> _Task to complete_: Quote, line for line, the entries from the first through the one containing "import pandas as pd". Pictures are left out.

> _Rows from a dataset of charts and code_:

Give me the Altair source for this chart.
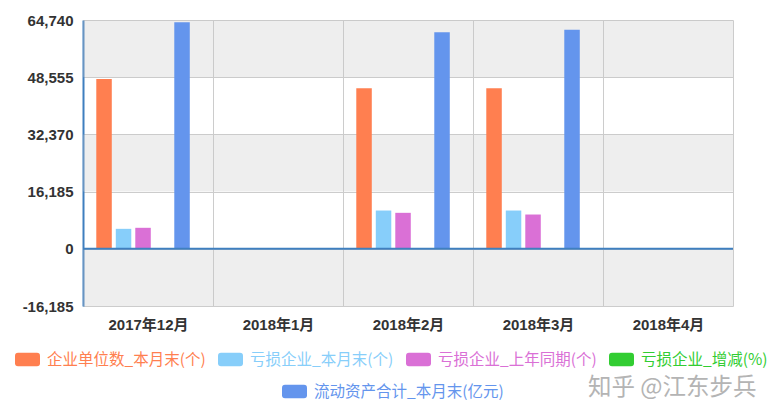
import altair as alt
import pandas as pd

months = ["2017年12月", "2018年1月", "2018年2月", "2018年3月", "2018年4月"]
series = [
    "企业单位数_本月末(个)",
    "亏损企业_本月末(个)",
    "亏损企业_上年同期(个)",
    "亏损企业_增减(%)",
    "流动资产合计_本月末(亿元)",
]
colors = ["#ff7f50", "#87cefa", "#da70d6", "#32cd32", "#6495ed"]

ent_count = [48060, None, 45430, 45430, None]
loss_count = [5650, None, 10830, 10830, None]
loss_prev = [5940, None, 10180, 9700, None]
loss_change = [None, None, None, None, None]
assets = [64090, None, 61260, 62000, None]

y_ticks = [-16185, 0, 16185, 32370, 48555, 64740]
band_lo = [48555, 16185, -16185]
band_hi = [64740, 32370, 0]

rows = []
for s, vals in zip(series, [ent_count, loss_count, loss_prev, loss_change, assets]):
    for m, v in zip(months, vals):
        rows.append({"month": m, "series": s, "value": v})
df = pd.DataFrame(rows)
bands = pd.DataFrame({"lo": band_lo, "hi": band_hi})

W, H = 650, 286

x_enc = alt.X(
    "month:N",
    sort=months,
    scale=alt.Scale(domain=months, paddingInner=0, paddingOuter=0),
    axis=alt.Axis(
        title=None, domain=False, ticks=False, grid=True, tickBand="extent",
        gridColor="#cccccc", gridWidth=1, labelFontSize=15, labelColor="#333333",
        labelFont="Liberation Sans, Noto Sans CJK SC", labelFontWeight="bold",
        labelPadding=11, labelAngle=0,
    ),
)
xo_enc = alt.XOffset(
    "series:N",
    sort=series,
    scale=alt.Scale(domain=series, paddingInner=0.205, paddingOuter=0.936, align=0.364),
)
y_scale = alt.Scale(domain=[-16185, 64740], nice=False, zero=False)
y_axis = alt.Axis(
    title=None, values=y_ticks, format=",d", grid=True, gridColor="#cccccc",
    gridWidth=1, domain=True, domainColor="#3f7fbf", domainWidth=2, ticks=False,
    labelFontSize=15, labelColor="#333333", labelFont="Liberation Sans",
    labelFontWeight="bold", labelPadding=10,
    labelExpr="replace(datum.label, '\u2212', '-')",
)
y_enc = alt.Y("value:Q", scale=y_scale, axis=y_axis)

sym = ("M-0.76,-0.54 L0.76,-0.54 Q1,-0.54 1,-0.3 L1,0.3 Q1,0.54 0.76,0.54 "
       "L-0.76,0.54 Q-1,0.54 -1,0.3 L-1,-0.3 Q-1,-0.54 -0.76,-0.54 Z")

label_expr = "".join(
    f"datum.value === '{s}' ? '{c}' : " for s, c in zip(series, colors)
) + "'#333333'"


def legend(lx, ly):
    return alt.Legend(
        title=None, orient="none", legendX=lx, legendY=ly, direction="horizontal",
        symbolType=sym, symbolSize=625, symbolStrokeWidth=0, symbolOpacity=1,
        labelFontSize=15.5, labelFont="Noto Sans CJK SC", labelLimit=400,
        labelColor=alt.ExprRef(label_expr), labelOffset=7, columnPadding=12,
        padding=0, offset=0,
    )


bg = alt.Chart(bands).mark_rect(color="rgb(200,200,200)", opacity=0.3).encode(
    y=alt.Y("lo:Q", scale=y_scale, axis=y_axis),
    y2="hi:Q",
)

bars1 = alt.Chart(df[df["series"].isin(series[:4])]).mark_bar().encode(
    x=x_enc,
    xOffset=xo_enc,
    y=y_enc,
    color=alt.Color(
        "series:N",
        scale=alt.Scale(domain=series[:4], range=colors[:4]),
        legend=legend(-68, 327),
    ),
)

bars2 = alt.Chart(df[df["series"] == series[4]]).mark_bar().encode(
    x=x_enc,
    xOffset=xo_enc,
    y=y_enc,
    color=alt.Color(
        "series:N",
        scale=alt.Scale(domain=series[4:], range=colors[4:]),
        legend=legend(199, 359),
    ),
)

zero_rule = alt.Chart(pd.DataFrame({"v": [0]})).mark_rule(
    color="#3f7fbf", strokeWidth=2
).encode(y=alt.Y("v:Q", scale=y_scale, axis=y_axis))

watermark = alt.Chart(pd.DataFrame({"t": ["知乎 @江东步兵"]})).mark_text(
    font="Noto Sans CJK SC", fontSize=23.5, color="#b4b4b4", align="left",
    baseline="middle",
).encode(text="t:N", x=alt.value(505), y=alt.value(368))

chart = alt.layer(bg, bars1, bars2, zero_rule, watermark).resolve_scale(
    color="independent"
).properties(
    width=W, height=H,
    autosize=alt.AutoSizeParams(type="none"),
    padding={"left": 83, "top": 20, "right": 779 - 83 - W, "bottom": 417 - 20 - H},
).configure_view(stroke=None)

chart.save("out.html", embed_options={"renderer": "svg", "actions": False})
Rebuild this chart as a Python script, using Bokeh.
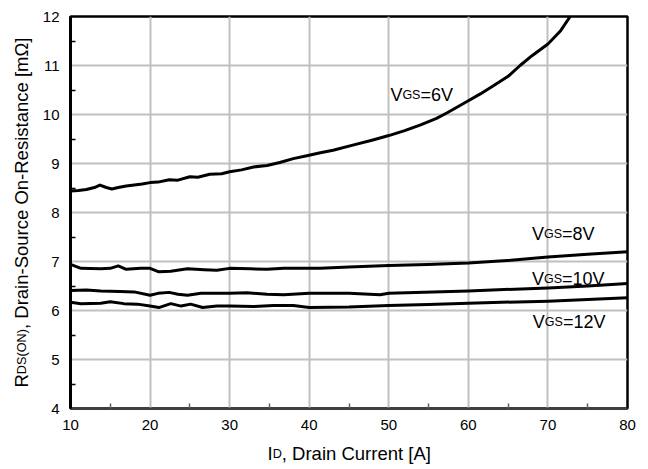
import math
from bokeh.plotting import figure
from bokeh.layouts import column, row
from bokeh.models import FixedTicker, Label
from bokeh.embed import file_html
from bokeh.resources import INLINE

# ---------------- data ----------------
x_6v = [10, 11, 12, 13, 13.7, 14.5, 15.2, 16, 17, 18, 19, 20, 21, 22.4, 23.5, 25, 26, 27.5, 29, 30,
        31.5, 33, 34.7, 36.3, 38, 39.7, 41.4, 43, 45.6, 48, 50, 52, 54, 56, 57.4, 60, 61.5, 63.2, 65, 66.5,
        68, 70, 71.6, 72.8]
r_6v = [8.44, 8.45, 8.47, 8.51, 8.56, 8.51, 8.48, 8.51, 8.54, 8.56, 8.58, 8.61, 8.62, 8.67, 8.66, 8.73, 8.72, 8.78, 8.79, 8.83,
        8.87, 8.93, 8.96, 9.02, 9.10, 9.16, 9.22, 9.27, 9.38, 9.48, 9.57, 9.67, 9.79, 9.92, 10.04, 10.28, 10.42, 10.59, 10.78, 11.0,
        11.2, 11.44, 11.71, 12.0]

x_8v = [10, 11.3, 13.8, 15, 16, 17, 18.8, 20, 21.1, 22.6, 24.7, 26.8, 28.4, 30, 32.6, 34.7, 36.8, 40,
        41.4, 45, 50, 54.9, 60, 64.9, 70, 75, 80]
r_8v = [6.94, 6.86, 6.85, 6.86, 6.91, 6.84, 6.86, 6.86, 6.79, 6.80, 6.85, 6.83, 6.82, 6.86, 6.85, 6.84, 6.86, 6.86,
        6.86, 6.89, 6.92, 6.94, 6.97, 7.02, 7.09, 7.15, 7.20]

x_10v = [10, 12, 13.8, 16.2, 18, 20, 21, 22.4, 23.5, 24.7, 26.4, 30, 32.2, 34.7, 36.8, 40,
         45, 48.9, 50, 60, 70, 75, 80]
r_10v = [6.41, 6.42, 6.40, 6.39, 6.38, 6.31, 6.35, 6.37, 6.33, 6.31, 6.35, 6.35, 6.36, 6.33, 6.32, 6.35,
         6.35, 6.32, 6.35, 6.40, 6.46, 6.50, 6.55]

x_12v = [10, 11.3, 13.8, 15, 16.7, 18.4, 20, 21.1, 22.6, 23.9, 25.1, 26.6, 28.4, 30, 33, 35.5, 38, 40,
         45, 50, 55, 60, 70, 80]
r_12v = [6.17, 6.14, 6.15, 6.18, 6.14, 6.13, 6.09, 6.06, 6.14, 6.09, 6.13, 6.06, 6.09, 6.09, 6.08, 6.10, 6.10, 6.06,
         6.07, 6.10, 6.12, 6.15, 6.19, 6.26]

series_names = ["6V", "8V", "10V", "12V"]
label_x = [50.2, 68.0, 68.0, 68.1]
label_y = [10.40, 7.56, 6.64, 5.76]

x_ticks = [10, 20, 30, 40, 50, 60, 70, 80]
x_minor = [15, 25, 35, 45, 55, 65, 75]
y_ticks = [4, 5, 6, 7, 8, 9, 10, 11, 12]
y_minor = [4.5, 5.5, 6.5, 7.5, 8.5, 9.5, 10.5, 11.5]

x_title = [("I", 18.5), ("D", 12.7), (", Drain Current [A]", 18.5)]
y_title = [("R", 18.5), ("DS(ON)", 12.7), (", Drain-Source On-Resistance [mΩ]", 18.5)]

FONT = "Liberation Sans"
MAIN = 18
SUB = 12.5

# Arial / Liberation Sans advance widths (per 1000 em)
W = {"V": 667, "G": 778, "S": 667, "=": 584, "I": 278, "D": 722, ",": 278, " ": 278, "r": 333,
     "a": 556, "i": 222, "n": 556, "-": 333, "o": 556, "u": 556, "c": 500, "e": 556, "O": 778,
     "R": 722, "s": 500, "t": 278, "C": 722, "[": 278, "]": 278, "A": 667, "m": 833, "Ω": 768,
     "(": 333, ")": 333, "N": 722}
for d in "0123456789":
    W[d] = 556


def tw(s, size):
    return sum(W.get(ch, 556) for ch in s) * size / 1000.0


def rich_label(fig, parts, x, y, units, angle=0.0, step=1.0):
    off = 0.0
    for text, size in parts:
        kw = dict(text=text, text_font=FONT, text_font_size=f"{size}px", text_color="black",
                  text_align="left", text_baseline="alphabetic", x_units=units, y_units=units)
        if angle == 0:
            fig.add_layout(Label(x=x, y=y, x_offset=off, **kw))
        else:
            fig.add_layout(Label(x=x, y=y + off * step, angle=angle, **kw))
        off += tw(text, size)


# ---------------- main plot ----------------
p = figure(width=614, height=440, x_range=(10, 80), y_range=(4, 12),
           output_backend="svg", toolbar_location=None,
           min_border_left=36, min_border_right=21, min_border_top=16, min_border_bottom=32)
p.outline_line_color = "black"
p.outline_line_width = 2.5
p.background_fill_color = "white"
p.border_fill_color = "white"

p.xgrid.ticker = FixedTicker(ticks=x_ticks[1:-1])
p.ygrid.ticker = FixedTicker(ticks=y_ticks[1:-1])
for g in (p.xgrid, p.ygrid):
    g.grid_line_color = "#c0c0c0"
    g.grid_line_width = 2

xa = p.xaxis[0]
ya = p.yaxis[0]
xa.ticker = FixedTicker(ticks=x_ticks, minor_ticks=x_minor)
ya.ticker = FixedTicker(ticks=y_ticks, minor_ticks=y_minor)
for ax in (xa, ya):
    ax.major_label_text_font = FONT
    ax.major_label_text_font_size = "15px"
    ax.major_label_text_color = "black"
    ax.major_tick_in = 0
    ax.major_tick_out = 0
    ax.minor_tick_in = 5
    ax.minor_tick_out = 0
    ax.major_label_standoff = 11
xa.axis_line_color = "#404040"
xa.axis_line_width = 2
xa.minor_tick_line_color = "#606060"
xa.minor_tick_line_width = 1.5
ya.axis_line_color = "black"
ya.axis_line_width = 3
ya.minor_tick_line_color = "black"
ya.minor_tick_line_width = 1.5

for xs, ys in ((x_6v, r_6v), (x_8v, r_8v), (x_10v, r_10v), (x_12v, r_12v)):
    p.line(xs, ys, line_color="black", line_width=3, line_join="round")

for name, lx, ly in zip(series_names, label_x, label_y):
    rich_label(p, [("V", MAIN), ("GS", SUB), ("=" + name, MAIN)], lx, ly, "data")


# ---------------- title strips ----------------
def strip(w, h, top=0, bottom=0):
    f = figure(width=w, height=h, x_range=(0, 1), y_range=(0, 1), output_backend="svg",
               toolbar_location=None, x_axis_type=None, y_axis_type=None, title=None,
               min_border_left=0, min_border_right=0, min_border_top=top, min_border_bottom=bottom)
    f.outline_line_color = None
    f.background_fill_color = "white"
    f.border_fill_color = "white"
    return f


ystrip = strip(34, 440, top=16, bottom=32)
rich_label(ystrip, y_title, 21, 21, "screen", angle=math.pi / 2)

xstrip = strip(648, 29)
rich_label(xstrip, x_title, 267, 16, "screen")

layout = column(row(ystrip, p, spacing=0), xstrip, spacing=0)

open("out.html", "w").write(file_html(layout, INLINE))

> _In response_:
Give me the Altair source for this chart.
import altair as alt
import pandas as pd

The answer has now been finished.